In his essay, ‘Political Aspects of Full Employment’, Kalecki explored the political dimensions of a full employment strategy. Kalecki was at pains to make clear that the technical economic preconditions of a full employment policy were attainable, with the right orientation of monetary and fiscal policy. The real problem lay not in the practical potential for full employment, but rather the political opposition of business. Kalecki identified three key business objections to full employment.

Firstly, business leaders would oppose Government interference in questions of employment, which were understood to be the preserve of the market. Secondly, businesses would oppose the direction of Government expenditure towards the subsidisation of consumption and the expansion of public investment. And, finally, the political and social changes (the empowerment of workers) arising from a full employment society would be unpalatable to many business leaders.

Kalecki realised that employment was a fundamentally political question: a question of power. The ability for businesses to shape the level of employment through private investment is one of their principal sources of social power. It gives business an indirect leverage over the Government, as policy actions that damage investor confidence will lead to a contraction of investment and a fall in employment. If government took on an expanded role by taking responsibility for investment and employment, private actors would be shorn of the power to shape society in this way. If governments began running large deficits or increasing taxation to fund further expenditure, private investors would lose control over the level of employment.

Despite the collapse of Western governments’ commitments to full employment during the ‘stagflationary’ decade of the 1970s, Kalecki’s insights are still relevant today. The post-crisis policy framework has revolved around fiscal austerity, rather than the fiscal expansion and public sector investment required to increase employment levels and provide good quality jobs. This response reflects the overwhelmingly pro-business agenda of neoliberal capitalism. As Kalecki understood, business leaders often prefer responses to an economic slump that do not empower or enlarge the public sphere, but rather work through stimulating private investment via a reduced rate of interest, the reduction of income tax or subsidisation of private investment. These policy interventions are appealing because, rather than the state taking on an expanded role, ‘the entrepreneur remains the medium through which the intervention is conducted’.

The current UK Coalition government’s policy follows this pattern by channelling intervention overwhelmingly through pro-business avenues. Loose monetary policy, a lower rate of top income tax and the ‘Funding for Lending Scheme’ have all been enacted. These measures have failed to deliver a substantial increase in private sector investment. The market-centred response to the crisis has been hopelessly inadequate and it is driven more by an ideological opposition to expanded state activity than economic pragmatism. But, most crucially of all, the employment corollary of these policies has been disastrous: stubbornly high levels of unemployment, growing underemployment and the proliferation of zero-hours contracts and precarious working conditions. This amounts to a crisis of employment.

This might seem like the right time to turn back towards full employment then? Well, yes and no. For the answer really depends on how deep we recognise the crisis of employment to be.

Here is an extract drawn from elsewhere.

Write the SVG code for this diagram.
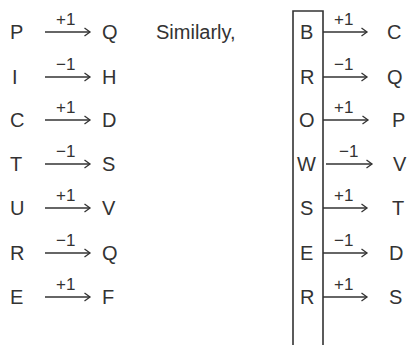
<svg xmlns="http://www.w3.org/2000/svg" width="407" height="345" viewBox="0 0 407 345">
<style>
.t{font-family:"Liberation Sans",Arial,sans-serif;font-size:20px;fill:#333;}
.l{font-family:"Liberation Sans",Arial,sans-serif;font-size:17px;fill:#333;}
.a{stroke:#333;stroke-width:1.3;fill:none;}
</style>
<defs>
<marker id="h" markerWidth="10" markerHeight="10" refX="8" refY="5" orient="auto" markerUnits="userSpaceOnUse">
<path d="M2.5,1 L8,5 L2.5,9" fill="none" stroke="#333" stroke-width="1.3"/>
</marker>
</defs>
<rect width="407" height="345" fill="#fff"/>
<g id="connectors">
<line class="a" x1="45" y1="32" x2="90" y2="32" marker-end="url(#h)"/>
<line class="a" x1="45" y1="77" x2="90" y2="77" marker-end="url(#h)"/>
<line class="a" x1="45" y1="120" x2="90" y2="120" marker-end="url(#h)"/>
<line class="a" x1="45" y1="164" x2="90" y2="164" marker-end="url(#h)"/>
<line class="a" x1="45" y1="208" x2="90" y2="208" marker-end="url(#h)"/>
<line class="a" x1="45" y1="253" x2="90" y2="253" marker-end="url(#h)"/>
<line class="a" x1="45" y1="297" x2="90" y2="297" marker-end="url(#h)"/>
<line class="a" x1="323" y1="32" x2="367" y2="32" marker-end="url(#h)"/>
<line class="a" x1="323" y1="77" x2="367" y2="77" marker-end="url(#h)"/>
<line class="a" x1="323" y1="120" x2="368" y2="120" marker-end="url(#h)"/>
<line class="a" x1="326" y1="164" x2="372" y2="164" marker-end="url(#h)"/>
<line class="a" x1="323" y1="208" x2="367" y2="208" marker-end="url(#h)"/>
<line class="a" x1="323" y1="253" x2="367" y2="253" marker-end="url(#h)"/>
<line class="a" x1="323" y1="297" x2="367" y2="297" marker-end="url(#h)"/>
</g>
<g id="box"><path d="M293,345 V11 H323 V345" fill="none" stroke="#333" stroke-width="1.6"/></g>
<g id="labels">
<text class="l" x="56" y="25">+1</text>
<text class="l" x="56" y="70">−1</text>
<text class="l" x="56" y="113">+1</text>
<text class="l" x="56" y="157">−1</text>
<text class="l" x="56" y="201">+1</text>
<text class="l" x="56" y="246">−1</text>
<text class="l" x="56" y="290">+1</text>
<text class="l" x="334" y="25">+1</text>
<text class="l" x="334" y="70">−1</text>
<text class="l" x="334" y="113">+1</text>
<text class="l" x="339" y="157">−1</text>
<text class="l" x="334" y="201">+1</text>
<text class="l" x="334" y="246">−1</text>
<text class="l" x="334" y="290">+1</text>
</g>
<g id="left-col">
<g id="n-P"><text class="t" x="10" y="39">P</text></g>
<g id="n-Q1"><text class="t" x="102" y="39">Q</text></g>
<g id="n-I"><text class="t" x="12" y="84">I</text></g>
<g id="n-H"><text class="t" x="102" y="84">H</text></g>
<g id="n-C"><text class="t" x="10" y="127">C</text></g>
<g id="n-D1"><text class="t" x="102" y="127">D</text></g>
<g id="n-T"><text class="t" x="10" y="171">T</text></g>
<g id="n-S1"><text class="t" x="102" y="171">S</text></g>
<g id="n-U"><text class="t" x="10" y="215">U</text></g>
<g id="n-V1"><text class="t" x="102" y="215">V</text></g>
<g id="n-R1"><text class="t" x="10" y="260">R</text></g>
<g id="n-Q2"><text class="t" x="102" y="260">Q</text></g>
<g id="n-E1"><text class="t" x="10" y="304">E</text></g>
<g id="n-F"><text class="t" x="102" y="304">F</text></g>
</g>
<g id="similarly"><text class="t" x="156" y="39">Similarly,</text></g>
<g id="right-col">
<g id="n-B"><text class="t" x="300" y="39">B</text></g>
<g id="n-C2"><text class="t" x="387" y="39">C</text></g>
<g id="n-R2"><text class="t" x="300" y="84">R</text></g>
<g id="n-Q3"><text class="t" x="387" y="84">Q</text></g>
<g id="n-O"><text class="t" x="299" y="127">O</text></g>
<g id="n-P2"><text class="t" x="392" y="127">P</text></g>
<g id="n-W"><text class="t" x="297" y="171">W</text></g>
<g id="n-V2"><text class="t" x="393" y="171">V</text></g>
<g id="n-S2"><text class="t" x="300" y="215">S</text></g>
<g id="n-T2"><text class="t" x="392" y="215">T</text></g>
<g id="n-E2"><text class="t" x="300" y="260">E</text></g>
<g id="n-D2"><text class="t" x="389" y="260">D</text></g>
<g id="n-R3"><text class="t" x="300" y="304">R</text></g>
<g id="n-S3"><text class="t" x="389" y="304">S</text></g>
</g>
</svg>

Yes, in that a return to the notion of full employment would certainly bring substantial benefits, particularly if it were coordinated among the major capitalist states. It would help counter the stagnation in wages and the declining labour share of income that we have witnessed during the neoliberal era. Public sector investment would stimulate demand by increasing incomes and consumption. In a context where the private sector continues to sit on massive surpluses, it would provide the investment momentum needed to restore growth. It would also shift the burden from consumption driven by private indebtedness (a feature of the defunct Anglo-liberal growth model), towards consumption fuelled by rising wages. In other words, full employment might bring us closer to the ‘progressive redistribution’ that should be advanced as a counterpoint to the regressive redistribution that we are currently witnessing, particularly if it was based upon a revitalised system of progressive taxation.

But also no, in that the crisis of employment is actually much deeper. We cannot simply resuscitate the insights of the old full employment paradigm. Those insights were not cognisant of the ecological challenges that we now face. They rested on maximising productivity and consumption without concern for the environmental effects of increased economic activity. If we are, eventually, to move beyond growth, then the paradigm of employment will have to change further.

Recovery in this sense, then, has a double meaning: in the short term it means restoring growth and increasing employment. But, in the longer run, it must mean an economic strategy that involves environmental recovery alongside a restoration of social well-being derived through economic activity. We will need to move towards a level of employment that is compatible with environmental goals.

Whatever course we take, the politics of employment is once again moving to centre stage.